Just when can we expect the next leg down?
In my last post during the weekend I mentioned that the next leg down could not be too far away. Monday started off with a significant drop an all markets. The question then was, would there be any follow through as past attempts to correct have been short lived? The US market has now dropped three days in a row – 300 down on the DOW – but yesterday was almost a pause day with a drop of only 21 points on the futures. Has anything changed to make this the start of the next down leg?
I would suggest a bit of caution. The bulls will be reluctant to throw in the towel. We are approaching the end of the quarter, so the fund managers would dearly like to keep this market at this level or higher until the end of the month so that their end of quarter figures look good for the market. In addition June futures and options expire on Friday. This event can lead to an increase in volatility as market makers try to move the market to their advantage for the expiry.

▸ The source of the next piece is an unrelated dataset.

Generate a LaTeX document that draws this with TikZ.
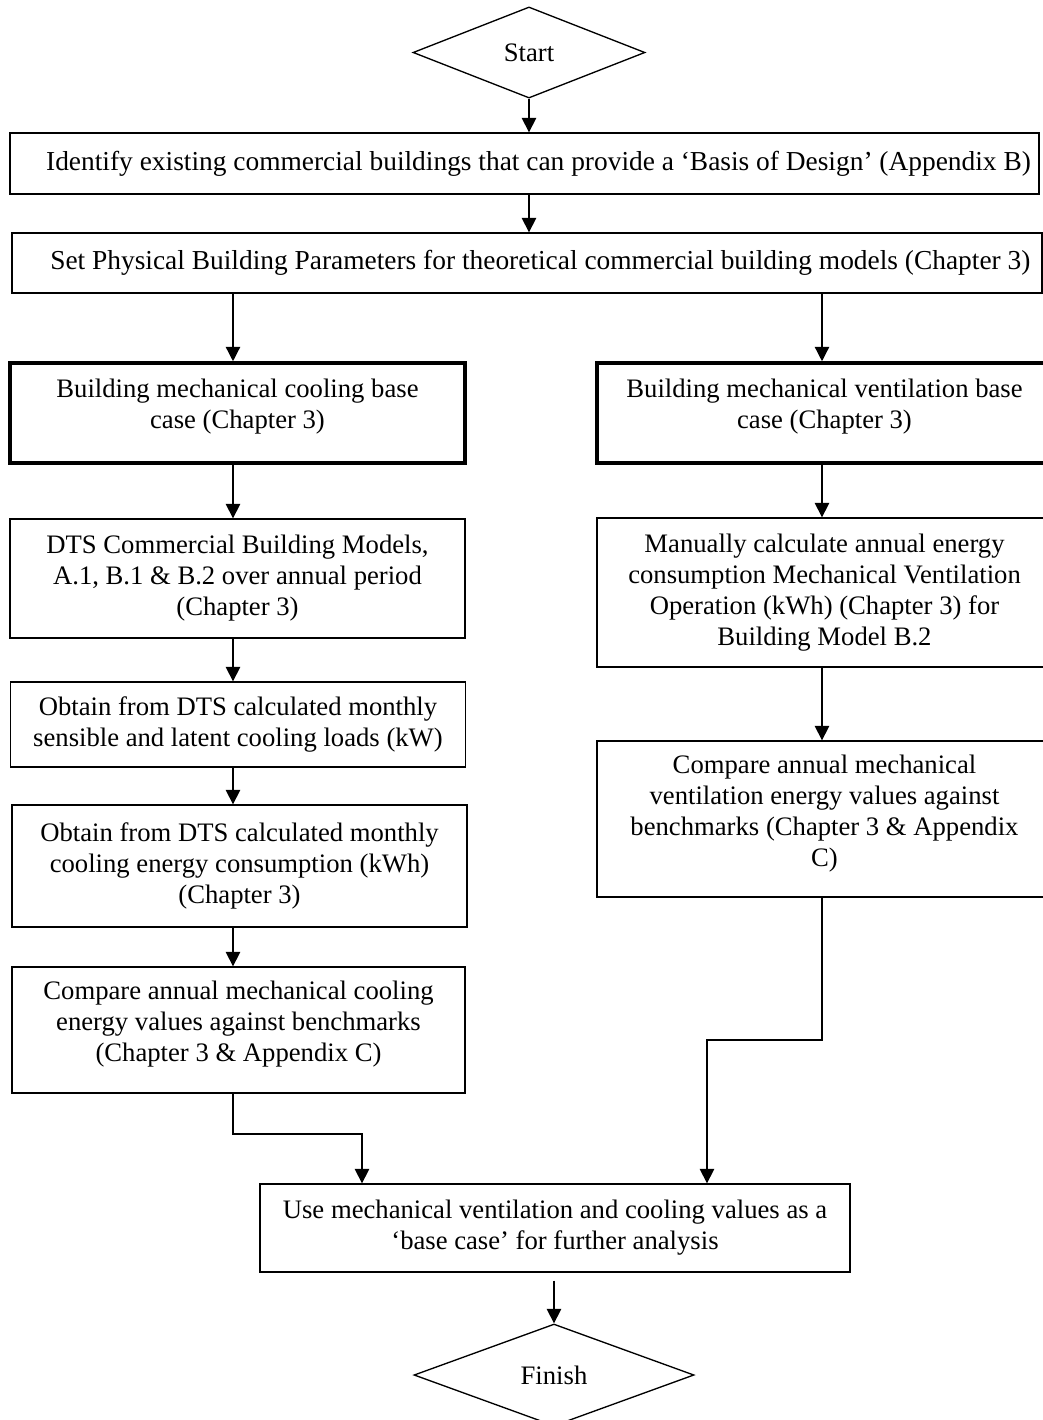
\documentclass[tikz,border=0pt]{standalone}
\usepackage{fontspec}
\setmainfont{Liberation Serif}
\usetikzlibrary{shapes.geometric,arrows.meta}
\begin{document}
\begin{tikzpicture}[x=0.45pt,y=-0.45pt,
  txt/.style={font=\fontsize{12}{13.95}\selectfont},
  widetxt/.style={font=\fontsize{12.33}{13.95}\selectfont},
  box/.style={txt,draw,line width=0.6pt,inner sep=0pt,align=center},
  thickbox/.style={box,line width=1.6pt},
  terminal/.style={txt,diamond,draw,line width=0.6pt,inner sep=0pt},
  flowarrow/.style={line width=0.6pt,-{Triangle[length=6.5pt,width=6.5pt]}},
  flowline/.style={line width=0.6pt}]
\useasboundingbox (0,0) rectangle (1043,1420);
\clip (0,0) rectangle (1043,1420);

% terminals
\node[terminal,minimum width=104.4pt,minimum height=41pt] (start) at (529,52.5) {Start};
\node[terminal,minimum width=126pt,minimum height=45.9pt] (finish) at (554,1375) {Finish};

% common steps
\node[box,widetxt,minimum width=463pt,minimum height=27.45pt] (b1) at (524.5,163.5)
  {\hspace*{12.6pt}Identify existing commercial buildings that can provide a ‘Basis of Design’ (Appendix B)};
\node[box,widetxt,minimum width=463.5pt,minimum height=27pt] (b2) at (527,263)
  {\hspace*{12pt}Set Physical Building Parameters for theoretical commercial building models (Chapter 3)};

% cooling branch
\node[thickbox,minimum width=204.75pt,minimum height=45pt] (cool) at (237.5,413)
  {Building mechanical cooling base\\case (Chapter 3)\rule[-8.4pt]{0pt}{8.4pt}};
\node[box,minimum width=204.75pt,minimum height=53.55pt] (l1) at (237.5,578.5)
  {DTS Commercial Building Models,\\A.1, B.1 \& B.2 over annual period\\(Chapter 3)};
\node[box,minimum width=205pt,minimum height=38.25pt] (l2) at (238,724.5)
  {Obtain from DTS calculated monthly\\sensible and latent cooling loads (kW)};
\node[box,minimum width=204.75pt,minimum height=54.9pt] (l3) at (239.5,866)
  {Obtain from DTS calculated monthly\\cooling energy consumption (kWh)\\(Chapter 3)};
\node[box,minimum width=203.85pt,minimum height=56.7pt] (l4) at (238.5,1030)
  {Compare annual mechanical cooling\\energy values against benchmarks\\(Chapter 3 \& Appendix C)\rule[-7.5pt]{0pt}{7.5pt}};

% ventilation branch
\node[thickbox,minimum width=204.75pt,minimum height=45pt] (vent) at (824.5,413)
  {Building mechanical ventilation base\\case (Chapter 3)\rule[-8.4pt]{0pt}{8.4pt}};
\node[box,minimum width=204.75pt,minimum height=67.05pt] (r1) at (824.5,592.5)
  {Manually calculate annual energy\\consumption Mechanical Ventilation\\Operation (kWh) (Chapter 3) for\\Building Model B.2};
\node[box,minimum width=204.75pt,minimum height=70.2pt] (r2) at (824.5,819)
  {Compare annual mechanical\\ventilation energy values against\\benchmarks (Chapter 3 \& Appendix\\C)\rule[-7pt]{0pt}{7pt}};

% result
\node[box,minimum width=265.5pt,minimum height=39.6pt] (final) at (555,1228)
  {Use mechanical ventilation and cooling values as a\\‘base case’ for further analysis};

% connector columns and joints
\coordinate (lx) at (233,0);
\coordinate (rx) at (822,0);
\coordinate (ljoin) at (362,1134);
\coordinate (rjoin) at (707,1040);

\draw[flowarrow] (start.south) -- (start.south |- b1.north);
\draw[flowarrow] (b1.south -| start.south) -- (b2.north -| start.south);
\draw[flowarrow] (b2.south -| lx) -- (cool.north -| lx);
\draw[flowarrow] (b2.south -| rx) -- (vent.north -| rx);

\draw[flowarrow] (cool.south -| lx) -- (l1.north -| lx);
\draw[flowarrow] (l1.south -| lx) -- (l2.north -| lx);
\draw[flowarrow] (l2.south -| lx) -- (l3.north -| lx);
\draw[flowarrow] (l3.south -| lx) -- (l4.north -| lx);

\draw[flowarrow] (vent.south -| rx) -- (r1.north -| rx);
\draw[flowarrow] (r1.south -| rx) -- (r2.north -| rx);

\draw[flowarrow] (l4.south -| lx) |- (ljoin) -- (final.north -| ljoin);
\draw[flowarrow] (r2.south -| rx) |- (rjoin) -- (final.north -| rjoin);

\draw[flowarrow,shorten <=3.6pt] (final.south -| finish.north) -- (finish.north);
\end{tikzpicture}
\end{document}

The US dollar has weakened against most currencies. It took $1.43 to buy a euro on the third of June, then the dollar strengthened a bit after being talked up by all in sundry, including Russia. Still the average now is close to $1.40. I still think there will be fall out from the Chrysler and GM bankruptcies where unsecured creditors have been put ahead of secured creditors.
Banks worldwide have been increasing the mortgage rate citing the high cost of money! US banks that took TARP money in the crisis are keen to pay it back to get the government “off their backs”. “How dare the government limit how much we can take out of the system”. So in their efforts to raise billions to pay back the government money is suddenly more expensive. That’s my theory anyway. Even in Australia banks are increasing the mortgage interest rate saying the money is more expensive. We pay more in Australia because banks in America want to pay back their TARP.
As to where the markets go from here we will have to wait untill next week to see if there is an effort by the fund managers to “window dress” the end of quarter result. But once the Quarter is finished, then as one commentor said, all bets are off.
Hi Bruce, seems pretty much doom and gloom at the moment, doesn’t it.
Enjoy the journey.
Mandy
Hi Bruce,
Thanks for keeping us up-to date with your info. Yes, the last week of any quarter usually is always highly anticipated to set the mood, but like you said … patience is in order!
Many Thanks,
Svenja
Hi Bruce,
I really like the blog full of information one of the best I have seen. Keep it up.